Warning, this analysis contains spoilers.
The main character, Aydin, is a former star of Turkish theater. Upon retirement, he moved to open a cave hotel in Cappadocia, central Anatolia. In this region, real underground cities were built in the soft rock. At the time, these cave dwellings allowed protection from invasions and the whims of the weather.
Aydin is a tortured man. From the beginning of the story, the man is confronted with his contradictions. Owner of a large part of the village, he does not involve himself in the conflicting relationships he has with his tenants, leaving those tasks to Hidayat, the handyman. His family also pushes him to his limits. Dreaming of fame and recognition, his relationship with his divorced and depressed sister remind him of his ordinary human conditions. His wife, much younger than he, seems locked into this routine and his daily life seems devoid of meaning.
Aydin’s strength lies in his ability to act. The beauty of his face and the accuracy of his words are illusion. He seems warm, young, confident, determined. In reality he is not. Some clues prove his deceit – he is falsely welcoming while serving tea to a tenant he hates, he relegates all the wrong tasks to Hidayat. A simple reply requiring a bit of morality and the real him is unmasked. Aydin is lying to himself and will only half-admit it.
His wife Nihal confronts Aydal, she too tortured. Emptied of joy by a bleak existence, she draws her strength from charities she supports throughout the region. Contradictorily, she denies her husband access saying he is not interested enough in the causes. Yet Aydin’s fortune could contribute to her projects. But proud and extreme in her commitment, she refuses to share anything with her husband, who is slowly becoming a stranger to her. Nihal is afraid and does not dare leave Aydin, who offers her material comfort she would surely not find anywhere else.
“My kingdom is small but I am king” The two women in the life of Aydin successively try to bring him down from his pedestal in vain. The man, despite the qualities of justice and generosity, tends to stifle his close ones with his pretentiousness. Power relations end with no winner. The viewer swings between appeasement and disillusionment, constantly torn between class struggles and egos.

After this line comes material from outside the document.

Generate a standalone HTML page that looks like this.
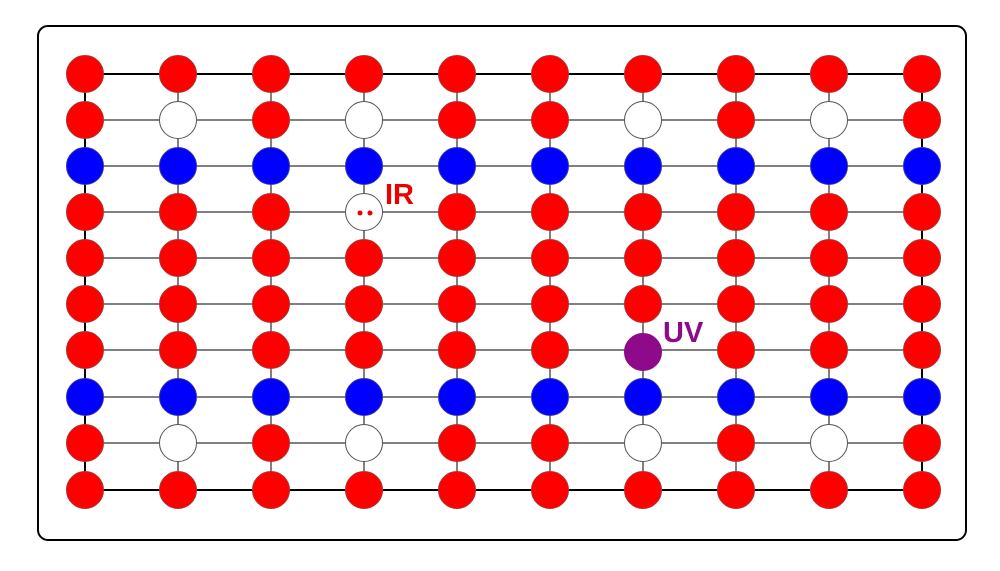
<!DOCTYPE html>
<html><head><style>
body{margin:0;background:#fff}
.r{fill:#f00;stroke:#a33}
.b{fill:#00f;stroke:#33a}
.w{fill:#fff;stroke:#555}
.p{fill:#8e0a8a;stroke:#8e0a8a}
circle{stroke-width:1}
</style></head><body>
<svg width="1000" height="566" xmlns="http://www.w3.org/2000/svg">
<rect x="38" y="26" width="928" height="514" rx="10" fill="#fff" stroke="#000" stroke-width="2"/>
<g stroke="#000" stroke-width="1">
<line x1="85" y1="74" x2="922" y2="74" stroke-width="2"/>
<line x1="85" y1="120" x2="922" y2="120"/>
<line x1="85" y1="166" x2="922" y2="166"/>
<line x1="85" y1="212" x2="922" y2="212"/>
<line x1="85" y1="258" x2="922" y2="258"/>
<line x1="85" y1="304" x2="922" y2="304"/>
<line x1="85" y1="350" x2="922" y2="350"/>
<line x1="85" y1="397" x2="922" y2="397"/>
<line x1="85" y1="443" x2="922" y2="443"/>
<line x1="85" y1="490" x2="922" y2="490" stroke-width="2"/>
<line x1="85" y1="74" x2="85" y2="490" stroke-width="2"/>
<line x1="178" y1="74" x2="178" y2="490"/>
<line x1="271" y1="74" x2="271" y2="490"/>
<line x1="364" y1="74" x2="364" y2="490"/>
<line x1="457" y1="74" x2="457" y2="490"/>
<line x1="550" y1="74" x2="550" y2="490"/>
<line x1="643" y1="74" x2="643" y2="490"/>
<line x1="736" y1="74" x2="736" y2="490"/>
<line x1="829" y1="74" x2="829" y2="490"/>
<line x1="922" y1="74" x2="922" y2="490" stroke-width="2"/>
</g>
<g transform="translate(0,74)">
<circle class="r" cx="85" cy="0" r="18.5"/><circle class="r" cx="178" cy="0" r="18.5"/><circle class="r" cx="271" cy="0" r="18.5"/><circle class="r" cx="364" cy="0" r="18.5"/><circle class="r" cx="457" cy="0" r="18.5"/><circle class="r" cx="550" cy="0" r="18.5"/><circle class="r" cx="643" cy="0" r="18.5"/><circle class="r" cx="736" cy="0" r="18.5"/><circle class="r" cx="829" cy="0" r="18.5"/><circle class="r" cx="922" cy="0" r="18.5"/>
</g>
<g transform="translate(0,120)">
<circle class="r" cx="85" cy="0" r="18.5"/><circle class="w" cx="178" cy="0" r="18.5"/><circle class="r" cx="271" cy="0" r="18.5"/><circle class="w" cx="364" cy="0" r="18.5"/><circle class="r" cx="457" cy="0" r="18.5"/><circle class="r" cx="550" cy="0" r="18.5"/><circle class="w" cx="643" cy="0" r="18.5"/><circle class="r" cx="736" cy="0" r="18.5"/><circle class="w" cx="829" cy="0" r="18.5"/><circle class="r" cx="922" cy="0" r="18.5"/>
</g>
<g transform="translate(0,166)">
<circle class="b" cx="85" cy="0" r="18.5"/><circle class="b" cx="178" cy="0" r="18.5"/><circle class="b" cx="271" cy="0" r="18.5"/><circle class="b" cx="364" cy="0" r="18.5"/><circle class="b" cx="457" cy="0" r="18.5"/><circle class="b" cx="550" cy="0" r="18.5"/><circle class="b" cx="643" cy="0" r="18.5"/><circle class="b" cx="736" cy="0" r="18.5"/><circle class="b" cx="829" cy="0" r="18.5"/><circle class="b" cx="922" cy="0" r="18.5"/>
</g>
<g transform="translate(0,212)">
<circle class="r" cx="85" cy="0" r="18.5"/><circle class="r" cx="178" cy="0" r="18.5"/><circle class="r" cx="271" cy="0" r="18.5"/><circle class="w" cx="364" cy="0" r="18.5"/><circle class="r" cx="457" cy="0" r="18.5"/><circle class="r" cx="550" cy="0" r="18.5"/><circle class="r" cx="643" cy="0" r="18.5"/><circle class="r" cx="736" cy="0" r="18.5"/><circle class="r" cx="829" cy="0" r="18.5"/><circle class="r" cx="922" cy="0" r="18.5"/>
<circle cx="360" cy="1" r="2.5" fill="#e00" stroke="none"/><circle cx="370" cy="1" r="2.5" fill="#e00" stroke="none"/>
</g>
<g transform="translate(0,258)">
<circle class="r" cx="85" cy="0" r="18.5"/><circle class="r" cx="178" cy="0" r="18.5"/><circle class="r" cx="271" cy="0" r="18.5"/><circle class="r" cx="364" cy="0" r="18.5"/><circle class="r" cx="457" cy="0" r="18.5"/><circle class="r" cx="550" cy="0" r="18.5"/><circle class="r" cx="643" cy="0" r="18.5"/><circle class="r" cx="736" cy="0" r="18.5"/><circle class="r" cx="829" cy="0" r="18.5"/><circle class="r" cx="922" cy="0" r="18.5"/>
</g>
<g transform="translate(0,304)">
<circle class="r" cx="85" cy="0" r="18.5"/><circle class="r" cx="178" cy="0" r="18.5"/><circle class="r" cx="271" cy="0" r="18.5"/><circle class="r" cx="364" cy="0" r="18.5"/><circle class="r" cx="457" cy="0" r="18.5"/><circle class="r" cx="550" cy="0" r="18.5"/><circle class="r" cx="643" cy="0" r="18.5"/><circle class="r" cx="736" cy="0" r="18.5"/><circle class="r" cx="829" cy="0" r="18.5"/><circle class="r" cx="922" cy="0" r="18.5"/>
</g>
<g transform="translate(0,350)">
<circle class="r" cx="85" cy="0" r="18.5"/><circle class="r" cx="178" cy="0" r="18.5"/><circle class="r" cx="271" cy="0" r="18.5"/><circle class="r" cx="364" cy="0" r="18.5"/><circle class="r" cx="457" cy="0" r="18.5"/><circle class="r" cx="550" cy="0" r="18.5"/><circle class="p" cx="643" cy="2" r="18.5"/><circle class="r" cx="736" cy="0" r="18.5"/><circle class="r" cx="829" cy="0" r="18.5"/><circle class="r" cx="922" cy="0" r="18.5"/>
</g>
<g transform="translate(0,397)">
<circle class="b" cx="85" cy="0" r="18.5"/><circle class="b" cx="178" cy="0" r="18.5"/><circle class="b" cx="271" cy="0" r="18.5"/><circle class="b" cx="364" cy="0" r="18.5"/><circle class="b" cx="457" cy="0" r="18.5"/><circle class="b" cx="550" cy="0" r="18.5"/><circle class="b" cx="643" cy="0" r="18.5"/><circle class="b" cx="736" cy="0" r="18.5"/><circle class="b" cx="829" cy="0" r="18.5"/><circle class="b" cx="922" cy="0" r="18.5"/>
</g>
<g transform="translate(0,443)">
<circle class="r" cx="85" cy="0" r="18.5"/><circle class="w" cx="178" cy="0" r="18.5"/><circle class="r" cx="271" cy="0" r="18.5"/><circle class="w" cx="364" cy="0" r="18.5"/><circle class="r" cx="457" cy="0" r="18.5"/><circle class="r" cx="550" cy="0" r="18.5"/><circle class="w" cx="643" cy="0" r="18.5"/><circle class="r" cx="736" cy="0" r="18.5"/><circle class="w" cx="829" cy="0" r="18.5"/><circle class="r" cx="922" cy="0" r="18.5"/>
</g>
<g transform="translate(0,490)">
<circle class="r" cx="85" cy="0" r="18.5"/><circle class="r" cx="178" cy="0" r="18.5"/><circle class="r" cx="271" cy="0" r="18.5"/><circle class="r" cx="364" cy="0" r="18.5"/><circle class="r" cx="457" cy="0" r="18.5"/><circle class="r" cx="550" cy="0" r="18.5"/><circle class="r" cx="643" cy="0" r="18.5"/><circle class="r" cx="736" cy="0" r="18.5"/><circle class="r" cx="829" cy="0" r="18.5"/><circle class="r" cx="922" cy="0" r="18.5"/>
</g>
<text x="385" y="204" font-family="Liberation Sans, sans-serif" font-weight="bold" font-size="29" fill="#e00">IR</text>
<text x="663" y="342" font-family="Liberation Sans, sans-serif" font-weight="bold" font-size="29" fill="#8e0a8a">UV</text>
</svg>
</body></html>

Would not it be better to face the harshness of life rather than be lulled by illusions, as Aydin or Nihal have been? The remorse they feel is inevitable. Despite, the film has an artificially happy ending. Aydin finds the family home, silently declaring his love for Nihal, who will inevitably continue to hate him. One imagines that he lives on, full of regret and shame for having unsuccessfully tried to ease his conscience. Disturbing.